Build a risk-aware procurement culture
Finally, to succeed in SEE’s evolving power markets, industrial companies must foster a risk-aware procurement culture. This involves:
- Training procurement teams to understand power markets, volatility, and hedging strategies.
- Collaborating closely with finance, operations, and sustainability departments to align procurement with broader business objectives.
- Developing a proactive risk management mindset that anticipates volatility rather than reacting to it.
A well-informed, agile procurement team will be better equipped to navigate the complexities of SEE’s power markets and capture the value hidden within volatility.
Adapting to an unpredictable future
The next decade will redefine power procurement for South-East Europe’s industrial sector. The old models of fixed-price PPAs and passive cost optimisation are being replaced by strategies that embrace flexibility, adaptability, and active risk management.

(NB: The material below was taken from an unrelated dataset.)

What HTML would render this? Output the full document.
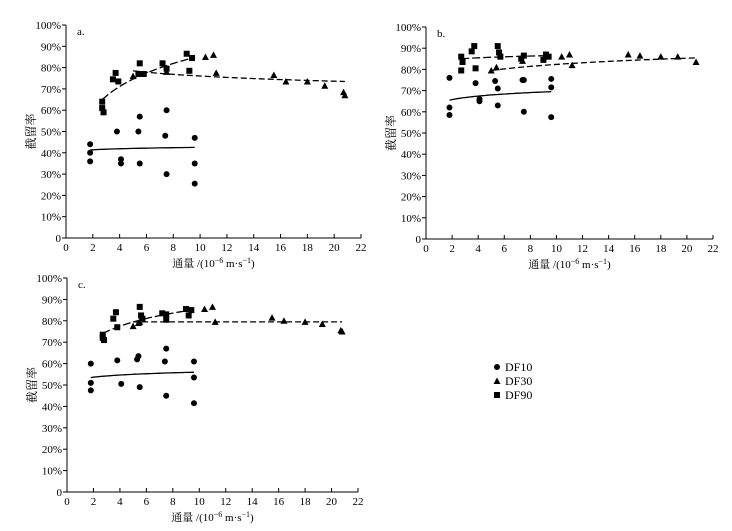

For industrial buyers, the challenge is clear: manage volatility or pay for it. By designing procurement portfolios that blend financial hedging with operational flexibility, by investing in firmed PPAs and storage, and by embracing regional dynamics, companies can stabilise their costs and protect their margins.
In a volatile grid, the most resilient companies will not be those with the lowest headline prices, but those with the most agile, flexible, and strategic power procurement strategies.